広田照幸『学校はなぜ退屈でなぜ大切なのか』

今年も大晦日になってしまった。

特に書くこともないので、昨年度末に図書館報に書いた文章を転載しておく。書評のようだけど単に専門性を高めようとしない人に対して苛立っている文章ですね。

広田照幸『学校はなぜ退屈でなぜ大切なのか』

 これを読んでいる方は卒業したばかりの2年生か図書好きの1年生、もしくは来年度この欄を担当する先生がほとんどだと思います。全ての方はこれまで教育を受けてきているので、誰もが「教育とは何か」という問いに対してなんとなく語れてしまいます。
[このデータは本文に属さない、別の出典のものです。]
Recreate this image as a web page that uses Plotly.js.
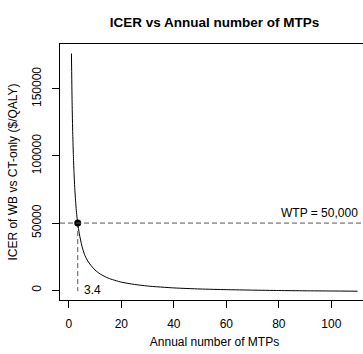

しかし、それは単に自身の経験をもとに語っているだけに過ぎないので、いくら語り合っても専門的なところまで深まりません。
 最近は専門性をないがしろにして揚げ足を取ったり論点をずらしたり、表面的な知識で中身のないことを語ったりする動画があふれていますが、きちんと議論をするためには前提となる知識が必要になります。しかしながら専門性は簡単に深まるものではなく、一朝一夕に身につくものでもないですし、なにより専門性が身についている人ほど慎重に話をするものです。
 この本の著者の広田照幸先生は教育社会学者ですが、この方が書く新書のほとんどは専門的な話を初学者向けにわかりやすく書いていると思います。私は短期大学の教員として2年間で専門家を育てなければならないため、このような語り口で授業ができたらいいなあといつも思っています。この本は、身近な事例を用いて教育学についてわかりやすく説明されています。例えば、どうして学校は退屈なのかということについて、学校では身近な日常生活から切り離されているものを教わっているため退屈になってしまっていると述べています。
経験だけを頼りに教育については語り得ないということに気づける一冊です。

やっぱり苛立ってますね。来年は穏やかにいこう。